I would be quite happy to start the discussion of standardizing sdists after this PEP is done as that is something I would like to see dealt with in some form. Maybe this will inform that work by saying anything in
dynamic must be provided in some supplementary form. Maybe it doesn’t come into play at all and it simply acts as a way to encourage users and build back-ends to specify as much as they can statically upfront and it’s more useful for tools analyzing projects from their source code.
And so I’m happy to have that general goal of dealing with the sdist standardization in the back of our head, but I don’t know if it will necessarily dictate how this PEP turns out.
This might be wrong, but I kind of feel like this PEP should probably be targeted specifically at build tools as the consumer of this static metadata for producing builds, and non build tools should still be expected to continue to go through the existing hooks.
I worry that the current PEP gives the impression that given a sdist, you should start reading from this file, and I think that’s the wrong path to go down. There are things that are OK to be dynamic when you’re in development or producing packages, but once you’re in a sdist should no longer be dynamic. Version is a big one that comes to mind. This PEP doesn’t explicitly tell people to start doing that, but it might be good to explicitly call this out if people agree?

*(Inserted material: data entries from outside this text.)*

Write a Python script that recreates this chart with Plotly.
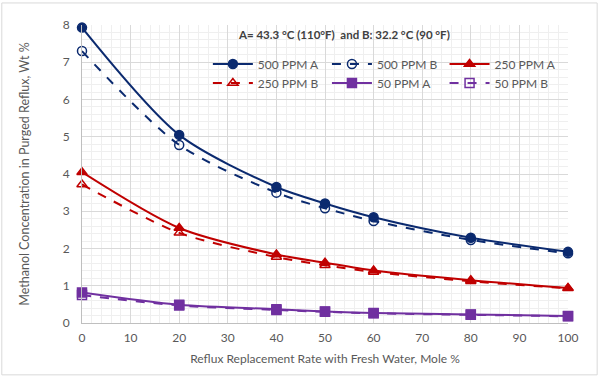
import plotly.graph_objects as go

x_vals = [0, 20, 40, 50, 60, 80, 100]
ppm500_a = [7.93, 5.05, 3.65, 3.21, 2.84, 2.29, 1.91]
ppm500_b = [7.30, 4.78, 3.50, 3.08, 2.74, 2.23, 1.87]
ppm250_a = [4.05, 2.55, 1.84, 1.62, 1.41, 1.15, 0.94]
ppm250_b = [3.72, 2.42, 1.77, 1.55, 1.37, 1.12, 0.93]
ppm50_a = [0.82, 0.49, 0.37, 0.31, 0.27, 0.23, 0.19]
ppm50_b = [0.75, 0.47, 0.35, 0.30, 0.26, 0.22, 0.18]

NAVY = "#0B2A6F"
RED = "#C00000"
PURPLE = "#7030A0"

series = [
    ("500 PPM A", ppm500_a, NAVY, "solid", "circle", "legend"),
    ("500 PPM B", ppm500_b, NAVY, "dash", "circle-open", "legend2"),
    ("250 PPM A", ppm250_a, RED, "solid", "triangle-up", "legend3"),
    ("250 PPM B", ppm250_b, RED, "dash", "triangle-up-open", "legend"),
    ("50 PPM A", ppm50_a, PURPLE, "solid", "square", "legend2"),
    ("50 PPM B", ppm50_b, PURPLE, "dash", "square-open", "legend3"),
]

fig = go.Figure()
for name, vals, color, dash, sym, leg in series:
    fig.add_trace(go.Scatter(
        x=x_vals, y=vals, name=name, mode="lines+markers",
        line=dict(color=color, width=2, dash=dash, shape="spline", smoothing=0.8),
        marker=dict(symbol=sym, size=9, color=color, line=dict(color=color, width=1.5)),
        cliponaxis=False, legend=leg,
    ))

FONT = "Lato"
legend_common = dict(
    orientation="v", xanchor="left", yanchor="top", y=0.918,
    bgcolor="rgba(0,0,0,0)", font=dict(family=FONT, size=12, color="#595959"),
    itemwidth=40, tracegroupgap=0, traceorder="normal",
)

fig.update_layout(
    width=600, height=380,
    margin=dict(l=82, r=32, t=25, b=57),
    paper_bgcolor="white", plot_bgcolor="white",
    font=dict(family=FONT, size=12, color="#595959"),
    legend=dict(x=0.259, **legend_common),
    legend2=dict(x=0.504, **legend_common),
    legend3=dict(x=0.746, **legend_common),
    xaxis=dict(
        range=[0, 100], dtick=10, tick0=0,
        showgrid=True, gridcolor="#D9D9D9", gridwidth=1,
        minor=dict(dtick=2, showgrid=True, gridcolor="#EFEFEF", gridwidth=1),
        showline=True, linecolor="#BFBFBF", linewidth=1,
        zeroline=False, ticks="", tickfont=dict(size=12, color="#595959"),
        ticklabelstandoff=4,
        title=dict(text="Reflux Replacement Rate with Fresh Water, Mole %",
                   font=dict(size=12, color="#595959"), standoff=10),
    ),
    yaxis=dict(
        range=[0, 8], dtick=1, tick0=0,
        showgrid=True, gridcolor="#D9D9D9", gridwidth=1,
        minor=dict(dtick=0.2, showgrid=True, gridcolor="#EFEFEF", gridwidth=1),
        showline=True, linecolor="#BFBFBF", linewidth=1,
        zeroline=False, ticks="", tickfont=dict(size=12, color="#595959"),
        ticklabelstandoff=9,
        title=dict(text="Methanol Concentration in Purged Reflux, Wt %",
                   font=dict(size=12.5, color="#595959"), standoff=30),
    ),
    shapes=[dict(type="rect", xref="paper", yref="paper",
                 x0=-0.165, x1=1.06, y0=-0.174, y1=1.074,
                 line=dict(color="#D9D9D9", width=1), fillcolor="rgba(0,0,0,0)", layer="below")],
    annotations=[dict(
        text="<b>A= 43.3 °C (110°F)  and B: 32.2 °C (90 °F)</b>",
        xref="paper", yref="paper", x=0.54, y=0.967, xanchor="center", yanchor="middle",
        showarrow=False, font=dict(family=FONT, size=11.5, color="#404040"),
    )],
)

fig.write_html("out.html", config={"displayModeBar": False},
               post_script="document.body.style.margin='0';")
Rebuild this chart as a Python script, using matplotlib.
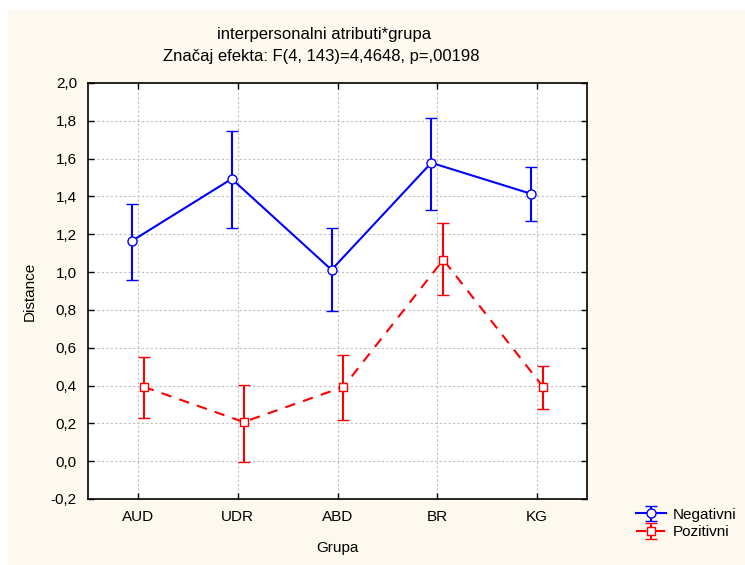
import numpy as np
import matplotlib
matplotlib.use('Agg')
import matplotlib.pyplot as plt
from matplotlib.patches import Rectangle

plt.rcParams['font.family'] = ['Liberation Sans', 'DejaVu Sans']

groups = ['AUD', 'UDR', 'ABD', 'BR', 'KG']

neg_mean = [1.165, 1.493, 1.012, 1.578, 1.414]
neg_low = [0.959, 1.234, 0.795, 1.329, 1.271]
neg_high = [1.361, 1.747, 1.234, 1.816, 1.557]

pos_mean = [0.393, 0.207, 0.393, 1.065, 0.393]
pos_low = [0.229, -0.004, 0.218, 0.879, 0.276]
pos_high = [0.551, 0.403, 0.562, 1.260, 0.504]

yticks = np.arange(-0.2, 2.01, 0.2)
ytick_labels = [f"{v:.1f}".replace('.', ',') for v in yticks]

bg = '#fdf9ef'

fig = plt.figure(figsize=(7.45, 5.65), dpi=100, facecolor='white')
fig.patches.append(Rectangle((8 / 745, 0), 1, 1 - 10 / 565, transform=fig.transFigure,
                             facecolor=bg, edgecolor='none', zorder=-10))

ax = fig.add_axes([88 / 745, 66 / 565, 499 / 745, 416 / 565])
ax.set_facecolor('white')

x = np.arange(len(groups))
off = 0.06

nm = np.array(neg_mean)
pm = np.array(pos_mean)
neg = ax.errorbar(x - off, nm, yerr=[nm - np.array(neg_low), np.array(neg_high) - nm],
                  color='#0000ff', lw=1.5, elinewidth=1.5, capsize=4.3, capthick=1.5,
                  marker='o', ms=6.5, mfc='white', mec='#0000ff', mew=1.0,
                  label='Negativni', zorder=3)
pos = ax.errorbar(x + off, pm, yerr=[pm - np.array(pos_low), np.array(pos_high) - pm],
                  color='#ff0000', lw=1.5, elinewidth=1.5, capsize=4.3, capthick=1.5,
                  ls=(0, (5, 4)), marker='s', ms=6, mfc='white', mec='#ff0000', mew=1.0,
                  label='Pozitivni', zorder=3)

ax.set_xlim(-0.5, 4.5)
ax.set_ylim(-0.2, 2.0)
ax.set_xticks(x)
ax.set_xticklabels(groups)
ax.set_yticks(yticks)
ax.set_yticklabels(ytick_labels)
ax.tick_params(direction='in', length=4, width=1, labelsize=11, top=True, right=True,
               pad=8)
ax.grid(True, color='#c0c0c0', ls=(0, (2, 2)), lw=0.8)
for s in ax.spines.values():
    s.set_linewidth(1.2)

ax.set_xlabel('Grupa', fontsize=11, labelpad=12)
ax.set_ylabel('Distance', fontsize=11, labelpad=10)

fig.text(324 / 745, 1 - 34 / 565, 'interpersonalni atributi*grupa', ha='center', va='center', fontsize=12)
fig.text(321 / 745, 1 - 56 / 565, 'Značaj efekta: F(4, 143)=4,4648, p=,00198', ha='center', va='center',
         fontsize=12)

fig.legend(handles=[neg, pos], loc='upper left', bbox_to_anchor=(628 / 745, 1 - 500 / 565),
           frameon=False, fontsize=11, handlelength=2.0, handletextpad=0.4,
           labelspacing=0.25, borderpad=0)

fig.savefig('out.png', dpi=100, facecolor=fig.get_facecolor())
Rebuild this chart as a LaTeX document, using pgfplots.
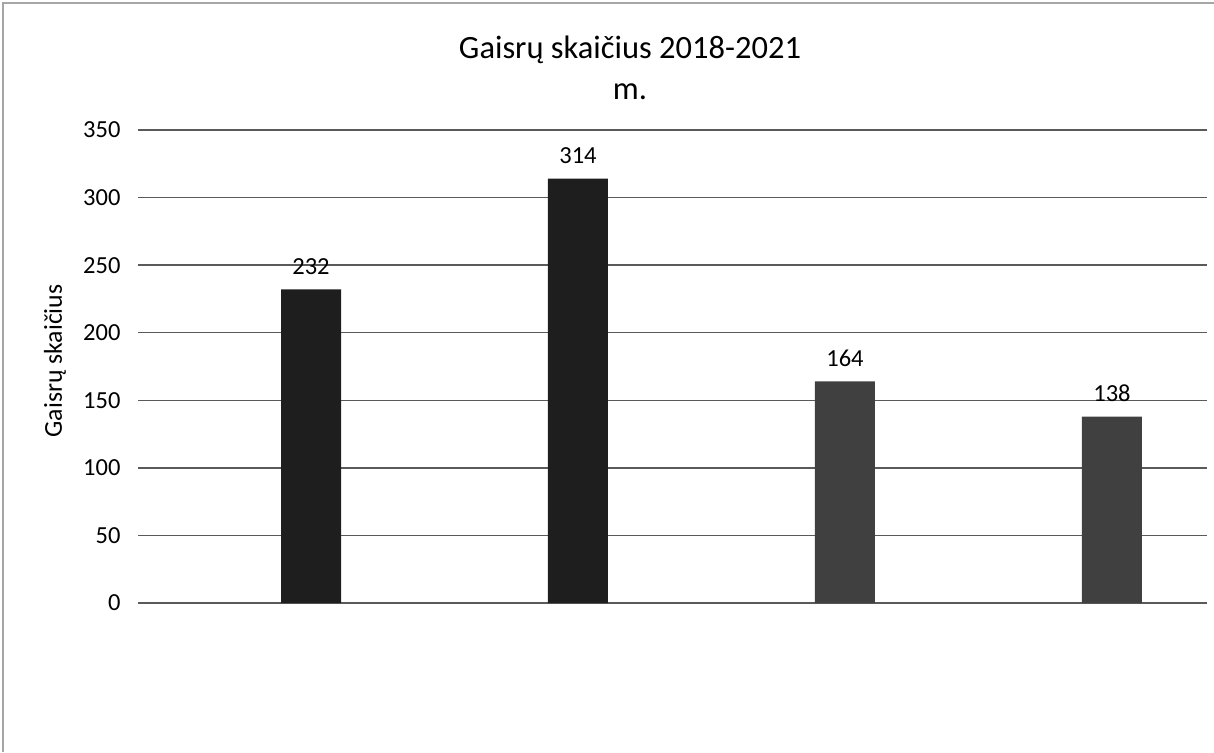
\documentclass[border=0pt]{standalone}
\usepackage{fontspec}
\setmainfont{Carlito}
\usepackage{pgfplots}
\pgfplotsset{compat=1.18}
\definecolor{bardark}{HTML}{1E1E1E}
\definecolor{barmid}{HTML}{404040}
\definecolor{gridc}{HTML}{5A5A5A}
\begin{document}
\begin{tikzpicture}
\path[use as bounding box] (0pt,0pt) rectangle (485.6pt,-300.8pt);
\draw[gray!70, line width=0.5pt] (1.2pt,-300.8pt) -- (1.2pt,-1.2pt) -- (485.6pt,-1.2pt);
\node[anchor=base, font=\fontsize{13}{15}\selectfont] at (252pt,-23.2pt) {Gaisrų skaičius 2018-2021};
\node[anchor=base, font=\fontsize{13}{15}\selectfont] at (252pt,-39.6pt) {m.};
\node[rotate=90, font=\fontsize{10.3}{12}\selectfont] at (22pt,-144.4pt) {Gaisrų skaičius};
\begin{axis}[
  at={(55.2pt,-241.2pt)}, anchor=south west,
  scale only axis, width=427.6pt, height=189.2pt,
  xmin=-0.648, xmax=3.356, ymin=0, ymax=350,
  ytick={0,50,100,150,200,250,300,350},
  xtick=\empty,
  axis line style={draw=none},
  major tick length=0pt,
  ymajorgrids,
  grid style={color=gridc, line width=0.6pt},
  ybar, bar width=24pt, bar shift=0pt,
  nodes near coords,
  every node near coord/.append style={font=\fontsize{9.8}{11}\selectfont, text=black, yshift=2.5pt},
  yticklabel style={font=\fontsize{9.8}{11}\selectfont, xshift=-3.5pt},
  /pgf/number format/assume math mode=true,
  clip=false
]
\addplot[draw=none, fill=bardark] coordinates {(0,232) (1,314)};
\addplot[draw=none, fill=barmid] coordinates {(2,164) (3,138)};
\end{axis}
\end{tikzpicture}
\end{document}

If you look in the Motivation section there’s only a single bullet point that doesn’t say “build back-end”.
I think both you and @pganssle have some notions about sdists which are not written down anywhere and thus have not been fully communicated since sdists are obviously not fully static by definition since there is no definition .
If it will make you and @pganssle more comfortable with this PEP then I am fine with explicitly stating in the Motivation that this is meant for people working from a source checkout to either analysis purposes or for a build back-end to produce an artifact at which point the build artifact’s metadata is considered canonical. In the eyes of this PEP, a source checkout an sdist is a build artifact and not equivalent to a source checkout.
@dstufft @pganssle and co-authors: I opened https://github.com/python/peps/pull/1474 to clarify how what this PEP proposes shouldn’t be considered the metadata for an sdist. As usual I won’t merge until I have co-author sign-off.
And I got the sign-off, so the change in the Motivation section has been made.
It seems like a lot of information at the top of a file, can it be put at the end of the file as standard? In ‘normal’ writing you would put acknowledgements, references etc at the end to save clutter.